The 10 listed Adani Group firms have faced a combined erosion of over Rs 8.76 lakh crore in recent trading sessions on the BSE and NSE.

Last week, the NSE and BSE said Adani Enterprises, Adani Ports and Special Economic Zone and Ambuja Cements had satisfied the criteria for inclusion in short-term ASM.

Under the short-term ASM, the exchanges said, “applicable rate of margin shall be 50% or existing margin whichever is higher, subject to maximum rate of margin capped at 100%, with effect from February 6, 2023 on all open positions as on February 3, 2023, and new positions created from February 6, 2023”.

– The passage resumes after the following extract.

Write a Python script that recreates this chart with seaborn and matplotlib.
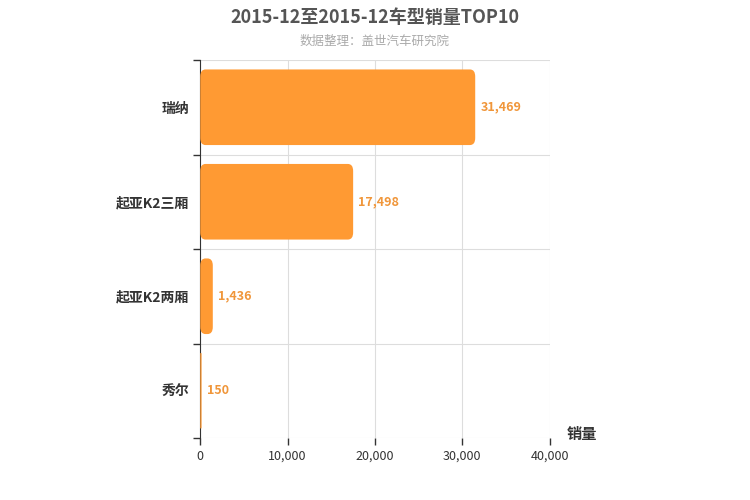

The exchanges also noted that the shortlisting of securities under ASM is purely on account of market surveillance, and should not be construed as an adverse action against the concerned company or entity.

Also last week, Adani Enterprises said it would not go ahead with its Rs 20,000-crore follow-on public offer (FPO) and will return the proceeds to investors.

Adani Group stocks have taken a beating on the bourses after US-based Hindenburg Research made a litany of allegations in a report, including fraudulent transactions and share price manipulation at the Gautam Adani-led group.

Adani Group has dismissed the charges as lies, saying it complies with all laws and disclosure requirements.